Die Ausnahme gilt nun für alle Bundesländer. Eine entsprechende E-Mail des Innenministeriums, versandt vom Staatlichen Krisen- und Katastrophenmanagement, Koordinationsstab Covid-19, liegt ORF.at vor. In dieser heißt es: „Die im gültigen Jagdpachtvertrag genannten Personen dürfen im Rahmen des sogenannten ‚gewerblichen Verkehrs‘ unter Vorlage einer Kopie des Jagdpachtvertrages, einer gültigen Jagdkarte und eines gültigen Reisedokuments am Grenzübergang einreisen.“ Und weiter: „Nach Rechtsauskunft des Gesundheitsministeriums kann die vom Bundesland Vorarlberg gewählte Vorgehensweise in Bezug auf ausländische Jagdpächter bundesweit zur Anwendung kommen.“

Selbiges wie für Jagdpächterinnen und -pächter gilt übrigens auch für Grenzlandwirtschaften. Ausländische Bauern und Bäuerinnen, die Felder in Österreich zu bewirtschaften haben, dürfen ohne Probleme über die Grenze. „Auch sie werden als PendlerInnen bzw. als gewerblicher Verkehr angesehen und für zulässig erachtet“, hieß es aus dem Gesundheitsministerium.

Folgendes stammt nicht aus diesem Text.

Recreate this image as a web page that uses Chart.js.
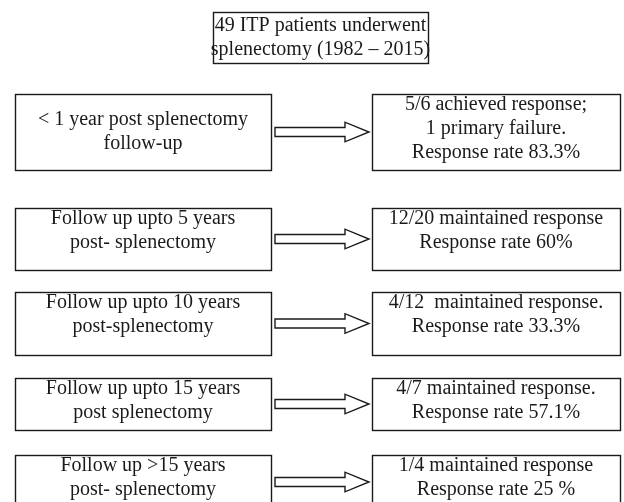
<!DOCTYPE html>
<html lang="en">
<head>
    <meta charset="UTF-8">
    <title>ITP splenectomy follow-up</title>
    <script src="https://cdn.jsdelivr.net/npm/chart.js"></script>
    <style>
        body { margin: 0; background: #fff; }
        canvas { display: block; }
    </style>
</head>
<body>
    <canvas id="flow" width="624" height="502"></canvas>

    <script>
        // Chart data
        const titleLines = ['49 ITP patients underwent', 'splenectomy (1982 \u2013 2015)'];

        const followUp = [
            ['< 1 year post splenectomy', 'follow-up'],
            ['Follow up upto 5 years', 'post- splenectomy'],
            ['Follow up upto 10 years', 'post-splenectomy'],
            ['Follow up upto 15 years', 'post splenectomy'],
            ['Follow up >15 years', 'post- splenectomy']
        ];

        const outcome = [
            ['5/6 achieved response;', '1 primary failure.', 'Response rate 83.3%'],
            ['12/20 maintained response', 'Response rate 60%'],
            ['4/12  maintained response.', 'Response rate 33.3%'],
            ['4/7 maintained response.', 'Response rate 57.1%'],
            ['1/4 maintained response', 'Response rate 25 %']
        ];

        // Layout (page units, mapped through the chart scales)
        const layout = {
            title: { x0: 213, x1: 428, y0: 12, y1: 63 },
            left: { x0: 15, x1: 271 },
            right: { x0: 372, x1: 620 },
            rowTop: [94, 208, 292, 378, 455],
            rowBottom: [170, 270, 355, 430, 509],
            leftAlign: ['middle', 'top', 'top', 'top', 'top'],
            arrow: { x0: 275, neck: 345, tip: 369, shaft: 4.5, head: 9.8 },
            lineHeight: 24,
            topInset: 11
        };

        const ink = '#1a1a1a';
        const font = '20px "Liberation Serif", "Times New Roman", serif';

        const flowPlugin = {
            id: 'flow',
            afterDraw(chart) {
                const { ctx, scales: { x, y } } = chart;
                const px = v => x.getPixelForValue(v);
                const py = v => y.getPixelForValue(v);

                function box(x0, x1, y0, y1) {
                    const l = Math.round(px(x0)) + 0.5, r = Math.round(px(x1)) + 0.5;
                    const t = Math.round(py(y0)) + 0.5, b = Math.round(py(y1)) + 0.5;
                    ctx.fillStyle = '#fff';
                    ctx.fillRect(l, t, r - l, b - t);
                    ctx.strokeRect(l, t, r - l, b - t);
                }

                function lines(text, x0, x1, y0, y1, align) {
                    const cx = (px(x0) + px(x1)) / 2;
                    const h = layout.lineHeight;
                    const start = align === 'top'
                        ? py(y0) + layout.topInset
                        : (py(y0) + py(y1)) / 2 - (text.length - 1) * h / 2;
                    ctx.fillStyle = ink;
                    text.forEach((s, i) => ctx.fillText(s, cx, start + i * h));
                }

                function arrow(c) {
                    const a = layout.arrow;
                    ctx.beginPath();
                    ctx.moveTo(px(a.x0), py(c - a.shaft));
                    ctx.lineTo(px(a.neck), py(c - a.shaft));
                    ctx.lineTo(px(a.neck), py(c - a.head));
                    ctx.lineTo(px(a.tip), py(c));
                    ctx.lineTo(px(a.neck), py(c + a.head));
                    ctx.lineTo(px(a.neck), py(c + a.shaft));
                    ctx.lineTo(px(a.x0), py(c + a.shaft));
                    ctx.closePath();
                    ctx.fillStyle = '#fff';
                    ctx.fill();
                    ctx.stroke();
                }

                ctx.save();
                ctx.strokeStyle = ink;
                ctx.lineWidth = 1.4;
                ctx.lineJoin = 'miter';
                ctx.font = font;
                ctx.textAlign = 'center';
                ctx.textBaseline = 'middle';

                const t = layout.title;
                box(t.x0, t.x1, t.y0, t.y1);
                lines(titleLines, t.x0, t.x1, t.y0, t.y1, 'middle');

                followUp.forEach((text, i) => {
                    const y0 = layout.rowTop[i], y1 = layout.rowBottom[i];
                    box(layout.left.x0, layout.left.x1, y0, y1);
                    lines(text, layout.left.x0, layout.left.x1, y0, y1, layout.leftAlign[i]);

                    box(layout.right.x0, layout.right.x1, y0, y1);
                    lines(outcome[i], layout.right.x0, layout.right.x1, y0, y1, 'top');

                    arrow((y0 + y1) / 2);
                });
                ctx.restore();
            }
        };

        new Chart(document.getElementById('flow').getContext('2d'), {
            type: 'scatter',
            data: { datasets: [{ data: [], pointRadius: 0 }] },
            options: {
                responsive: false,
                animation: false,
                events: [],
                layout: { padding: 0 },
                plugins: { legend: { display: false }, tooltip: { enabled: false } },
                scales: {
                    x: { type: 'linear', min: 0, max: 624, display: false },
                    y: { type: 'linear', min: 0, max: 502, reverse: true, display: false }
                }
            },
            plugins: [flowPlugin]
        });
    </script>
</body>
</html>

Studierende fallen unter „Pendler-Berufsverkehr“

Und auch Studierende aus dem Ausland dürfen wieder nach Österreich einreisen bzw. pendeln, unabhängig von Herkunftsland und Uni, bestätigte das Gesundheitsministerium. Der Grund: Studierende aus dem Ausland werden in der Verordnung als „Pendler-Berufsverkehr“ zusammengefasst. Anstoß gab ein Anliegen aus Südtirol, da viele junge Südtirolerinnen und Südtiroler zum Studieren nach Tirol pendeln. Laut Hochschülerschaft seien rund 6.700 alleine in Tirol betroffen – mehr dazu in tirol.ORF.at.

Droht mit all diesen Ausnahmen nun ein europäischer Fleckerlteppich an Sondergenehmigungen, wer einreisen darf und wer in Quarantäne bzw. ein ärztliches Attest vorweisen muss? Ob es außer den genannten sonstige, bisher nicht bedachte Ausnahmen gebe, dazu konnten weder Innen- noch Gesundheitsministerium pauschale Aussagen treffen. Hingewiesen wurde dagegen mehrfach auf die „Glaubhaftmachung“ an Gründen. Außerdem gilt das freilich nur für die Einreise nach Österreich. Im umgekehrten Fall, also etwa für einen Grenzübertritt nach Deutschland, müssen die dortigen Gesetze beachtet werden.